REQUIRED TASK
All of the material should be reproduced exactly, with pictures left out.

DATA EXTRACT
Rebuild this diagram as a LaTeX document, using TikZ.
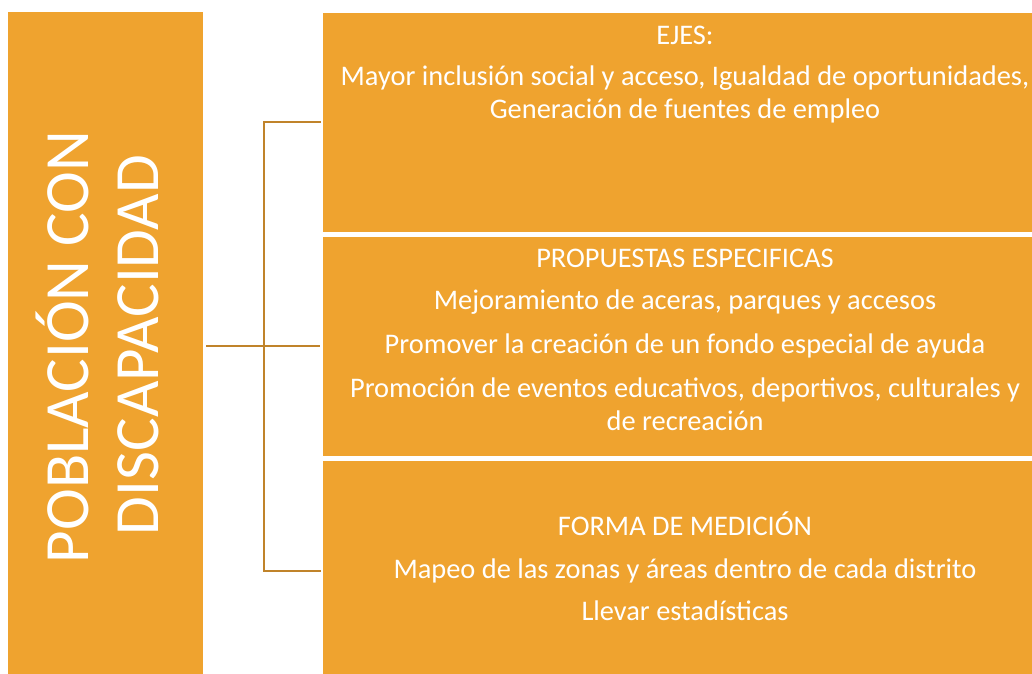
\documentclass[tikz,border=0pt]{standalone}
\usepackage{fontspec}
\setmainfont{Carlito}
\definecolor{boxor}{HTML}{EFA32F}
\definecolor{linecol}{HTML}{C0832A}
\begin{document}
\begin{tikzpicture}[x=1pt,y=-1pt,
  box/.style={fill=boxor,draw=none,inner sep=0pt,minimum width=0pt},
  txt/.style={text=white,font=\fontsize{28.4}{34}\selectfont,anchor=base,inner sep=0pt},
  bigtxt/.style={text=white,font=\fontsize{63}{72}\selectfont,anchor=base,inner sep=0pt,rotate=90},
  conn/.style={draw=linecol,line width=2pt}]
\clip (0,0) rectangle (1032,673);
\useasboundingbox (0,0) rectangle (1032,673);
% boxes
\path[box] (7.5,12) rectangle (203,690);
\node[box,minimum width=195.5pt,minimum height=678pt,anchor=north west,fill=none] (L) at (7.5,12) {};
\path[box] (323,13) rectangle (1047,231.5);
\node[inner sep=0pt,minimum width=724pt,minimum height=218.5pt,anchor=north west] (B1) at (323,13) {};
\path[box] (323,236.5) rectangle (1047,456);
\node[inner sep=0pt,minimum width=724pt,minimum height=219.5pt,anchor=north west] (B2) at (323,236.5) {};
\path[box] (323,461) rectangle (1047,690);
\node[inner sep=0pt,minimum width=724pt,minimum height=229pt,anchor=north west] (B3) at (323,461) {};
% left texts
\node[bigtxt] (t1) at (88,347) {POBLACIÓN CON};
\node[bigtxt] (t2) at (158,345) {DISCAPACIDAD};
% right texts
\node[txt] (e1) at (685,44) {EJES:};
\node[txt] (e2) at (685,85) {Mayor inclusión social y acceso, Igualdad de oportunidades,};
\node[txt] (e3) at (685,118) {Generación de fuentes de empleo};
\node[txt] (p1) at (685,267) {PROPUESTAS ESPECIFICAS};
\node[txt] (p2) at (685,309.5) {Mejoramiento de aceras, parques y accesos};
\node[txt] (p3) at (685,353) {Promover la creación de un fondo especial de ayuda};
\node[txt] (p4) at (685,397) {Promoción de eventos educativos, deportivos, culturales y};
\node[txt] (p5) at (685,430) {de recreación};
\node[txt] (f1) at (685,535) {FORMA DE MEDICIÓN};
\node[txt] (f2) at (685,578) {Mapeo de las zonas y áreas dentro de cada distrito};
\node[txt] (f3) at (685,620) {Llevar estadísticas};
% connectors
\coordinate (top) at (263.5,121.5);
\coordinate (bot) at (263.5,571);
\coordinate (mid) at (263.5,346);
\draw[conn] (top) -- (bot);
\draw[conn,shorten <=3pt,shorten >=3pt] (L.east |- mid) -- (B2.west |- mid);
\draw[conn,line cap=rect] (top) -- ([xshift=-3pt]B1.west |- top);
\draw[conn,line cap=rect] (bot) -- ([xshift=-3pt]B3.west |- bot);
\end{tikzpicture}
\end{document}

RESULT FOR THIS EXERCISE
Rebuild this diagram as a LaTeX document, using TikZ.
\documentclass[tikz,border=0pt]{standalone}
\usepackage{fontspec}
\setmainfont{Carlito}
\definecolor{boxor}{HTML}{EFA32F}
\definecolor{linecol}{HTML}{C0832A}
\begin{document}
\begin{tikzpicture}[x=1pt,y=-1pt,
  box/.style={fill=boxor,draw=none,inner sep=0pt,minimum width=0pt},
  txt/.style={text=white,font=\fontsize{28.4}{34}\selectfont,anchor=base,inner sep=0pt},
  bigtxt/.style={text=white,font=\fontsize{63}{72}\selectfont,anchor=base,inner sep=0pt,rotate=90},
  conn/.style={draw=linecol,line width=2pt}]
\clip (0,0) rectangle (1032,673);
\useasboundingbox (0,0) rectangle (1032,673);
% boxes
\path[box] (7.5,12) rectangle (203,690);
\node[box,minimum width=195.5pt,minimum height=678pt,anchor=north west,fill=none] (L) at (7.5,12) {};
\path[box] (323,13) rectangle (1047,231.5);
\node[inner sep=0pt,minimum width=724pt,minimum height=218.5pt,anchor=north west] (B1) at (323,13) {};
\path[box] (323,236.5) rectangle (1047,456);
\node[inner sep=0pt,minimum width=724pt,minimum height=219.5pt,anchor=north west] (B2) at (323,236.5) {};
\path[box] (323,461) rectangle (1047,690);
\node[inner sep=0pt,minimum width=724pt,minimum height=229pt,anchor=north west] (B3) at (323,461) {};
% left texts
\node[bigtxt] (t1) at (88,347) {POBLACIÓN CON};
\node[bigtxt] (t2) at (158,345) {DISCAPACIDAD};
% right texts
\node[txt] (e1) at (685,44) {EJES:};
\node[txt] (e2) at (685,85) {Mayor inclusión social y acceso, Igualdad de oportunidades,};
\node[txt] (e3) at (685,118) {Generación de fuentes de empleo};
\node[txt] (p1) at (685,267) {PROPUESTAS ESPECIFICAS};
\node[txt] (p2) at (685,309.5) {Mejoramiento de aceras, parques y accesos};
\node[txt] (p3) at (685,353) {Promover la creación de un fondo especial de ayuda};
\node[txt] (p4) at (685,397) {Promoción de eventos educativos, deportivos, culturales y};
\node[txt] (p5) at (685,430) {de recreación};
\node[txt] (f1) at (685,535) {FORMA DE MEDICIÓN};
\node[txt] (f2) at (685,578) {Mapeo de las zonas y áreas dentro de cada distrito};
\node[txt] (f3) at (685,620) {Llevar estadísticas};
% connectors
\coordinate (top) at (263.5,121.5);
\coordinate (bot) at (263.5,571);
\coordinate (mid) at (263.5,346);
\draw[conn] (top) -- (bot);
\draw[conn,shorten <=3pt,shorten >=3pt] (L.east |- mid) -- (B2.west |- mid);
\draw[conn,line cap=rect] (top) -- ([xshift=-3pt]B1.west |- top);
\draw[conn,line cap=rect] (bot) -- ([xshift=-3pt]B3.west |- bot);
\end{tikzpicture}
\end{document}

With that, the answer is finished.